High-Efficiency Wideband 3-D On-Chip Antennas for Subterahertz Applications Demonstrated at 200 GHz

• Published in: IEEE transactions on terahertz science and technology Vol. 7; no. 4; pp. 415 - 423
• Main Authors: Starke, Paul, Fritsche, David, Schumann, Stefan, Carta, Corrado, Ellinger, Frank
• Format: Journal Article
• Language: English
• Published: Piscataway IEEE 01.07.2017; The Institute of Electrical and Electronics Engineers, Inc. (IEEE)
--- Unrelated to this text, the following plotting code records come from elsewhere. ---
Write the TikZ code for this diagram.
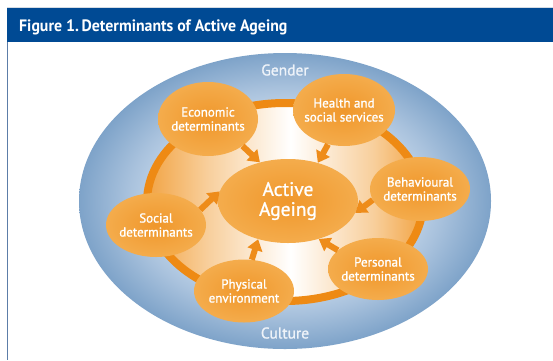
\documentclass[tikz,border=0pt]{standalone}
\usepackage{fontspec}
\setmainfont{PT Sans}
\newfontfamily\semib{PT Sans}[FakeBold=1.2]
\usetikzlibrary{shapes.geometric,arrows.meta}
\definecolor{bannerblue}{HTML}{004A94}
\definecolor{framegray}{HTML}{5C7DA8}
\definecolor{toplinegray}{HTML}{D5DCE4}
\definecolor{bluelight}{HTML}{BBD0E6}
\definecolor{bluemid}{HTML}{A9C2DD}
\definecolor{bluedark}{HTML}{7EA3C9}
\definecolor{ringorange}{HTML}{EE8A14}
\definecolor{orsoft}{HTML}{F2A444}
\definecolor{orpale}{HTML}{F8CF9C}
\definecolor{nodein}{HTML}{F0972B}
\definecolor{nodeout}{HTML}{F4AC4C}
\definecolor{arrowor}{HTML}{EE8C1A}
\definecolor{ringtext}{HTML}{EEF3F9}
\pgfdeclareradialshading{blueshade}{\pgfpoint{0bp}{0bp}}{color(0bp)=(bluelight); color(16bp)=(bluelight); color(19bp)=(bluemid); color(25bp)=(bluedark); color(50bp)=(bluedark)}
\pgfdeclarehorizontalshading{ringshade}{100bp}{color(0bp)=(orsoft); color(25bp)=(orsoft); color(36bp)=(orpale); color(51bp)=(white); color(66bp)=(orpale); color(75bp)=(orsoft); color(100bp)=(orsoft)}
\tikzset{
  detnode/.style={ellipse, inner ysep=0pt, inner xsep=-16pt, minimum width=100pt, minimum height=64pt,
    inner color=nodein, outer color=nodeout, text=white, align=center,
    font=\semib\fontsize{13}{14}\selectfont},
  centrenode/.style={ellipse, inner ysep=0pt, inner xsep=-5pt, minimum width=140pt, minimum height=84pt,
    inner color=nodein, outer color=nodeout, text=white, align=center,
    font=\semib\fontsize{19.5}{20}\selectfont},
  ringlabel/.style={text=ringtext, font=\semib\fontsize{15.5}{17}\selectfont},
  detarrow/.style={draw=arrowor, line width=6pt, -{Triangle[width=15pt,length=11pt]}}
}
\begin{document}
\begin{tikzpicture}[x=1pt,y=-1pt]
\useasboundingbox (0,0) rectangle (553,360);
\fill[white] (0,0) rectangle (553,360);
% frame and banner
\draw[toplinegray, line width=1pt] (7,7) -- (553,7);
\fill[bannerblue] (7,8) rectangle (553,42);
\draw[framegray, line width=1pt] (7.5,42) -- (7.5,360);
\node[anchor=base west, text=white, inner sep=0pt, font=\bfseries\fontsize{16.5}{18}\selectfont] (title) at (19,31) {\scalebox{0.96}[1]{Figure 1.\,Determinants of Active Ageing}};
% outer blue ellipse
\shade[shading=blueshade] (285,201) ellipse [x radius=206, y radius=148];
% ring interior and ring
\shade[shading=ringshade] (285,202) ellipse [x radius=138, y radius=99];
\draw[ringorange, line width=8pt] (285,202) ellipse [x radius=138, y radius=99];
% labels on blue
\node[ringlabel] (gender) at (285,70) {Gender};
\node[ringlabel] (culture) at (285,333) {Culture};
% nodes
\node[centrenode] (act) at (288,201) {Active\\Ageing};
\node[detnode, minimum width=100pt, minimum height=74pt] (eco) at (208,119) {Economic\\determinants};
\node[detnode, minimum width=102pt, minimum height=72pt] (hea) at (344,110) {Health and\\social services};
\node[detnode, minimum height=64pt] (beh) at (420,189) {Behavioural\\determinants};
\node[detnode, minimum height=64pt] (soc) at (156,225) {Social\\determinants};
\node[detnode, minimum height=63pt] (phy) at (244,291) {Physical\\environment};
\node[detnode, minimum height=62pt] (per) at (378,269) {Personal\\determinants};
% arrows
\draw[detarrow] (eco.-38) -- (act.126);
\draw[detarrow] (hea.245) -- (act.52);
\draw[detarrow] (beh.193) -- (act.350);
\draw[detarrow] (soc.19) -- (act.172);
\draw[detarrow] (per.155) -- (act.309);
\draw[detarrow] (phy.76) -- (act.232);
\end{tikzpicture}
\end{document}
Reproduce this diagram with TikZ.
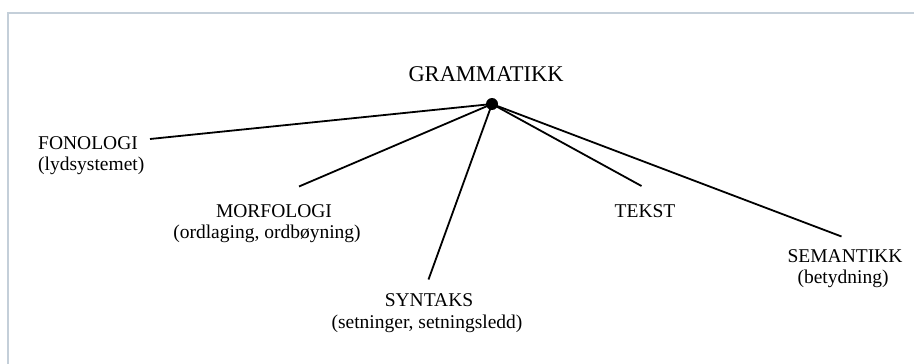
\documentclass[tikz,border=0pt]{standalone}
\usepackage{fontspec}
\setmainfont{Liberation Serif}
\definecolor{framecol}{HTML}{C4CFD9}
\begin{document}
\begin{tikzpicture}[x=1pt,y=-1pt,
  lbl/.style={inner sep=0pt, anchor=base, font=\fontsize{19.5}{23}\selectfont},
  lblw/.style={lbl, anchor=base west},
  conn/.style={line width=1.8pt, black},
  dotnode/.style={circle, fill=black, inner sep=0pt, minimum size=12pt}]
  \useasboundingbox (0,0) rectangle (914,364);
  \fill[white] (0,0) rectangle (914,364);
  % partial frame (top and left edges)
  \draw[framecol, line width=2.5pt] (8,364) -- (8,13) -- (914,13);
  % title and hub
  \node[lbl, font=\fontsize{22.5}{26}\selectfont] (gram) at (486,81) {GRAMMATIKK};
  \node[dotnode] (hub) at (492,104) {};
  % labels
  \node[lblw] (fon) at (38,149) {FONOLOGI};
  \node[lblw] (fonsub) at (38,170) {(lydsystemet)};
  \node[lbl] (morf) at (274,217) {MORFOLOGI};
  \node[lbl] (morfsub) at (267,238) {(ordlaging, ordbøyning)};
  \node[lbl] (syn) at (429,306) {SYNTAKS};
  \node[lbl] (synsub) at (427,328) {(setninger, setningsledd)};
  \node[lbl] (tekst) at (645,217) {TEKST};
  \node[lbl] (sem) at (845,262) {SEMANTIKK};
  \node[lbl] (semsub) at (843,283) {(betydning)};
  % connector ends
  \coordinate (fonE) at (150,139);
  \coordinate (morfE) at (299,186.5);
  \coordinate (synE) at (428.5,279.5);
  \coordinate (tekE) at (641.5,186);
  \coordinate (semE) at (841.5,236.5);
  % connectors
  \draw[conn] (hub.center) -- (fonE);
  \draw[conn] (hub.center) -- (morfE);
  \draw[conn] (hub.center) -- (synE);
  \draw[conn] (hub.center) -- (tekE);
  \draw[conn] (hub.center) -- (semE);
\end{tikzpicture}
\end{document}
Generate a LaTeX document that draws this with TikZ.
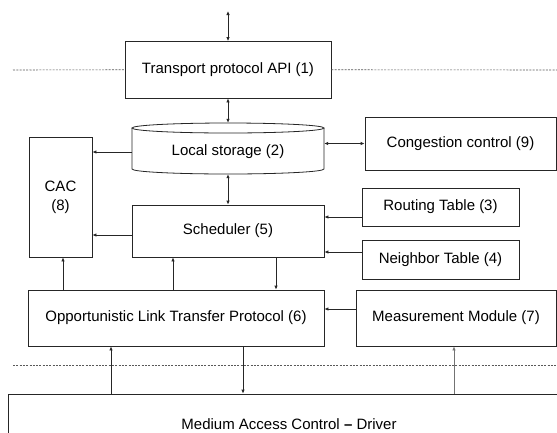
\documentclass[tikz,border=0pt]{standalone}
\usepackage{fontspec}
\setmainfont{Liberation Sans}
\usetikzlibrary{arrows.meta}
\begin{document}
\begin{tikzpicture}[x=1pt,y=-1pt,
  box/.style={draw=black!85, line width=0.8pt, inner sep=0pt, align=center,
    font=\fontsize{15}{19}\selectfont},
  arr/.style={line width=0.8pt, draw=black!85, -{Latex[length=4pt,width=3.5pt]}},
  darr/.style={line width=0.8pt, draw=black!85, {Latex[length=4pt,width=3.5pt]}-{Latex[length=4pt,width=3.5pt]}},
  sep/.style={draw=black!65, line width=0.6pt, dash pattern=on 2pt off 1.3pt}]
\clip (0,0) rectangle (557,432);
\fill[white] (0,0) rectangle (557,432);

% nodes
\node[box, minimum width=206pt, minimum height=56.5pt] (tp) at (228,69.75) {Transport protocol API (1)};
\node[inner sep=0pt, minimum width=192pt, minimum height=51pt] (ls) at (228,148.5) {};
\node[font=\fontsize{15}{19}\selectfont, inner sep=0pt] (lstext) at (228,152) {Local storage (2)};
\node[box, minimum width=191pt, minimum height=53pt] (cc) at (460.5,143.5) {Congestion control (9)};
\node[box, minimum width=63pt, minimum height=120pt] (cac) at (60.5,197) {CAC\\(8)};
\node[box, minimum width=192pt, minimum height=52pt] (sch) at (228,231) {Scheduler (5)};
\node[box, minimum width=157pt, minimum height=38pt] (rt) at (440.5,207) {Routing Table (3)};
\node[box, minimum width=157pt, minimum height=39pt] (nt) at (440.5,259.5) {Neighbor Table (4)};
\node[box, minimum width=296pt, minimum height=56pt] (oltp) at (176,318) {Opportunistic Link Transfer Protocol (6)};
\node[box, minimum width=200pt, minimum height=56pt] (mm) at (456,318) {Measurement Module (7)};
\node[box, minimum width=562pt, minimum height=60pt] (mac) at (289,424) {Medium Access Control \textbf{–} Driver};

% cylinder
\draw[draw=black!85, line width=0.8pt] (228,128) ellipse [x radius=96pt, y radius=5pt];
\draw[draw=black!85, line width=0.8pt] (132,128) -- (132,169)
  arc[start angle=180, end angle=360, x radius=96pt, y radius=5pt] -- (324,128);

% separators
\coordinate (s1l) at (13,70);
\coordinate (s1r) at (557,70);
\coordinate (s2l) at (13,365);
\coordinate (s2r) at (557,365);
\draw[sep] (s1l) -- (tp.west);
\draw[sep] (tp.east) -- (s1r);
\draw[sep] (s2l) -- (s2r);

% connectors
\coordinate (top) at (228,11);
\draw[darr] (top) -- (tp.north);
\draw[darr] (tp.south) -- (ls.north);
\draw[darr] (ls.south) -- (sch.north);
\draw[darr] (ls.east |- cc.west) -- (cc.west);
\draw[arr] ([yshift=-3.5pt]ls.west) -- ([yshift=-3.5pt]ls.west -| cac.east);
\draw[arr] ([yshift=-4pt]sch.west) -- ([yshift=-4pt]sch.west -| cac.east);
\draw[arr] ([yshift=-10pt]rt.west) -- ([yshift=-10pt]rt.west -| sch.east);
\draw[arr] ([yshift=7.5pt]nt.west) -- ([yshift=7.5pt]nt.west -| sch.east);
\draw[arr] (oltp.north -| 63,0) -- (cac.south -| 63,0);
\draw[arr] (oltp.north -| 173,0) -- (sch.south -| 173,0);
\draw[arr] (sch.south -| 276,0) -- (oltp.north -| 276,0);
\draw[arr] ([yshift=9pt]mm.west) -- ([yshift=9pt]mm.west -| oltp.east);
\draw[arr] (mac.north -| 111,0) -- (oltp.south -| 111,0);
\draw[arr] (oltp.south -| 243,0) -- (mac.north -| 243,0);
\draw[arr, draw=black!55] (mac.north -| 454,0) -- (mm.south -| 454,0);
\end{tikzpicture}
\end{document}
• Subjects: Aluminum; Antenna radiation patterns; Bondwire antenna; Broadband; Cavity resonators; Computer simulation; deembedding; Dielectrics; High gain; millimeter wave (mm-wave); modeling; Monopole antennas; on-chip antenna; radiation pattern; Reproducibility; subterahertz (sub-THz); Surface impedance; System-on-chip; Wire; wire-bonding antenna; wireless transmission
• ISSN: 2156-342X; 2156-3446
• DOI: 10.1109/TTHZ.2017.2698264

This work presents an efficient method for realizing a laterally radiating 3-D monopole antenna for millimeter-wave and terahertz applications. The vertical antenna rod is formed with a standard 17-μm aluminum wire on a programmable semiautomatic ultrasonic wedge bonder, which allows for a good reproducibility. The key features are a high gain of up to 4.9 dBi, a 360 ° azimuthal coverage, an estimated radiation efficiency of around 90%, a uniform behavior over a wide frequency range of 60 GHz, and a low chip area requirement of 0.06 mm 2 . The on-chip structure offers the unique ability to be alternatively utilized for direct characterization with standard measurement probes. In addition, an analytic model is derived and compared to electromagnetic field simulations. To verify the radiation performance, a physical transmission link is demonstrated for distances between 5 and 15 mm and for a frequency ranging from 140 to 220 GHz. The obtained results agree well with the theoretical and simulated estimations.